##### Supplied material #####

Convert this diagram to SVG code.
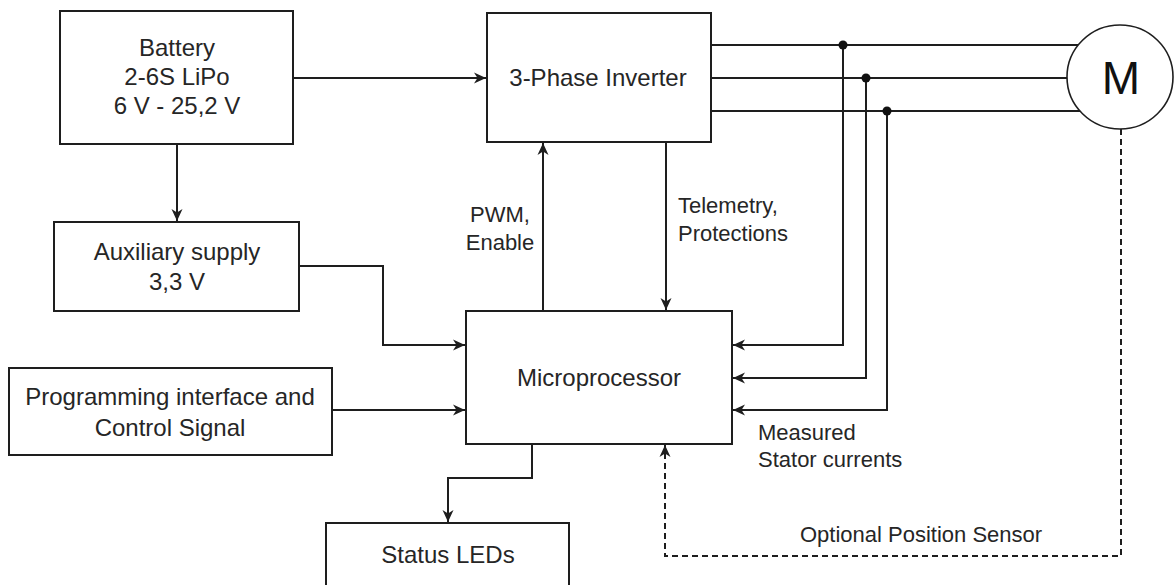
<svg xmlns="http://www.w3.org/2000/svg" width="1175" height="585" viewBox="0 0 1175 585">
<style>
.box{fill:#fff;stroke:#1e1e1e;stroke-width:2}
.t{font-family:"Liberation Sans",Arial,sans-serif;font-size:24px;fill:#262626;text-anchor:middle}
.l{font-family:"Liberation Sans",Arial,sans-serif;font-size:22px;fill:#262626}
.c{fill:none;stroke:#1e1e1e;stroke-width:2}
.d{fill:none;stroke:#1e1e1e;stroke-width:2;stroke-dasharray:6 4}
</style>
<defs>
<marker id="a" markerUnits="userSpaceOnUse" markerWidth="14" markerHeight="14" refX="12" refY="7" orient="auto" viewBox="0 0 14 14">
<path d="M0,1.5 L12,7 L0,12.5 L3.5,7 Z" fill="#1e1e1e"/>
</marker>
</defs>
<rect width="1175" height="585" fill="#fff"/>
<g id="connectors">
<path class="c" d="M293,78 H486" marker-end="url(#a)"/>
<path class="c" d="M177,144 V221" marker-end="url(#a)"/>
<path class="c" d="M299,266 H383 V345 H465" marker-end="url(#a)"/>
<path class="c" d="M332,410 H465" marker-end="url(#a)"/>
<path class="c" d="M543,311 V143" marker-end="url(#a)"/>
<path class="c" d="M666,142 V310" marker-end="url(#a)"/>
<path class="c" d="M532,444 V478 H448 V522" marker-end="url(#a)"/>
<path class="c" d="M711,45 H1100"/>
<path class="c" d="M711,78 H1100"/>
<path class="c" d="M711,111 H1100"/>
<path class="c" d="M843,45 V345 H733" marker-end="url(#a)"/>
<path class="c" d="M866,78 V378 H733" marker-end="url(#a)"/>
<path class="c" d="M887,111 V410 H733" marker-end="url(#a)"/>
<circle cx="843" cy="45" r="4.5" fill="#111"/>
<circle cx="866" cy="78" r="4.5" fill="#111"/>
<circle cx="887" cy="111" r="4.5" fill="#111"/>
<path class="d" d="M1121,129 V556 H665 V445" marker-end="url(#a)"/>
<text class="l" x="500" y="222" text-anchor="middle">PWM,</text>
<text class="l" x="500" y="250" text-anchor="middle">Enable</text>
<text class="l" x="678" y="213">Telemetry,</text>
<text class="l" x="678" y="241">Protections</text>
<text class="l" x="758" y="440">Measured</text>
<text class="l" x="758" y="467">Stator currents</text>
<text class="l" x="800" y="542">Optional Position Sensor</text>
</g>
<g id="battery">
<rect class="box" x="60" y="11" width="233" height="133"/>
<text class="t" x="177" y="56">Battery</text>
<text class="t" x="177" y="85">2-6S LiPo</text>
<text class="t" x="177" y="114">6 V - 25,2 V</text>
</g>
<g id="inverter">
<rect class="box" x="487" y="13" width="224" height="129"/>
<text class="t" x="598" y="86">3-Phase Inverter</text>
</g>
<g id="motor">
<ellipse cx="1120" cy="77" rx="53" ry="52" fill="#fff" stroke="#1e1e1e" stroke-width="1.6"/>
<text x="1121" y="94" font-family="'Liberation Sans',Arial,sans-serif" font-size="46" fill="#111" text-anchor="middle">M</text>
</g>
<g id="aux">
<rect class="box" x="54" y="222" width="245" height="89"/>
<text class="t" x="177" y="260">Auxiliary supply</text>
<text class="t" x="177" y="290">3,3 V</text>
</g>
<g id="programming">
<rect class="box" x="9" y="368" width="323" height="87"/>
<text class="t" x="170" y="405">Programming interface and</text>
<text class="t" x="170" y="436">Control Signal</text>
</g>
<g id="microprocessor">
<rect class="box" x="466" y="311" width="266" height="133"/>
<text class="t" x="599" y="386">Microprocessor</text>
</g>
<g id="status">
<rect class="box" x="326" y="523" width="243" height="80"/>
<text class="t" x="448" y="563">Status LEDs</text>
</g>
</svg>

#####

Repeat the material above in full and exactly, omitting the pictures.

Convert this diagram to SVG code.
<svg xmlns="http://www.w3.org/2000/svg" width="1175" height="585" viewBox="0 0 1175 585">
<style>
.box{fill:#fff;stroke:#1e1e1e;stroke-width:2}
.t{font-family:"Liberation Sans",Arial,sans-serif;font-size:24px;fill:#262626;text-anchor:middle}
.l{font-family:"Liberation Sans",Arial,sans-serif;font-size:22px;fill:#262626}
.c{fill:none;stroke:#1e1e1e;stroke-width:2}
.d{fill:none;stroke:#1e1e1e;stroke-width:2;stroke-dasharray:6 4}
</style>
<defs>
<marker id="a" markerUnits="userSpaceOnUse" markerWidth="14" markerHeight="14" refX="12" refY="7" orient="auto" viewBox="0 0 14 14">
<path d="M0,1.5 L12,7 L0,12.5 L3.5,7 Z" fill="#1e1e1e"/>
</marker>
</defs>
<rect width="1175" height="585" fill="#fff"/>
<g id="connectors">
<path class="c" d="M293,78 H486" marker-end="url(#a)"/>
<path class="c" d="M177,144 V221" marker-end="url(#a)"/>
<path class="c" d="M299,266 H383 V345 H465" marker-end="url(#a)"/>
<path class="c" d="M332,410 H465" marker-end="url(#a)"/>
<path class="c" d="M543,311 V143" marker-end="url(#a)"/>
<path class="c" d="M666,142 V310" marker-end="url(#a)"/>
<path class="c" d="M532,444 V478 H448 V522" marker-end="url(#a)"/>
<path class="c" d="M711,45 H1100"/>
<path class="c" d="M711,78 H1100"/>
<path class="c" d="M711,111 H1100"/>
<path class="c" d="M843,45 V345 H733" marker-end="url(#a)"/>
<path class="c" d="M866,78 V378 H733" marker-end="url(#a)"/>
<path class="c" d="M887,111 V410 H733" marker-end="url(#a)"/>
<circle cx="843" cy="45" r="4.5" fill="#111"/>
<circle cx="866" cy="78" r="4.5" fill="#111"/>
<circle cx="887" cy="111" r="4.5" fill="#111"/>
<path class="d" d="M1121,129 V556 H665 V445" marker-end="url(#a)"/>
<text class="l" x="500" y="222" text-anchor="middle">PWM,</text>
<text class="l" x="500" y="250" text-anchor="middle">Enable</text>
<text class="l" x="678" y="213">Telemetry,</text>
<text class="l" x="678" y="241">Protections</text>
<text class="l" x="758" y="440">Measured</text>
<text class="l" x="758" y="467">Stator currents</text>
<text class="l" x="800" y="542">Optional Position Sensor</text>
</g>
<g id="battery">
<rect class="box" x="60" y="11" width="233" height="133"/>
<text class="t" x="177" y="56">Battery</text>
<text class="t" x="177" y="85">2-6S LiPo</text>
<text class="t" x="177" y="114">6 V - 25,2 V</text>
</g>
<g id="inverter">
<rect class="box" x="487" y="13" width="224" height="129"/>
<text class="t" x="598" y="86">3-Phase Inverter</text>
</g>
<g id="motor">
<ellipse cx="1120" cy="77" rx="53" ry="52" fill="#fff" stroke="#1e1e1e" stroke-width="1.6"/>
<text x="1121" y="94" font-family="'Liberation Sans',Arial,sans-serif" font-size="46" fill="#111" text-anchor="middle">M</text>
</g>
<g id="aux">
<rect class="box" x="54" y="222" width="245" height="89"/>
<text class="t" x="177" y="260">Auxiliary supply</text>
<text class="t" x="177" y="290">3,3 V</text>
</g>
<g id="programming">
<rect class="box" x="9" y="368" width="323" height="87"/>
<text class="t" x="170" y="405">Programming interface and</text>
<text class="t" x="170" y="436">Control Signal</text>
</g>
<g id="microprocessor">
<rect class="box" x="466" y="311" width="266" height="133"/>
<text class="t" x="599" y="386">Microprocessor</text>
</g>
<g id="status">
<rect class="box" x="326" y="523" width="243" height="80"/>
<text class="t" x="448" y="563">Status LEDs</text>
</g>
</svg>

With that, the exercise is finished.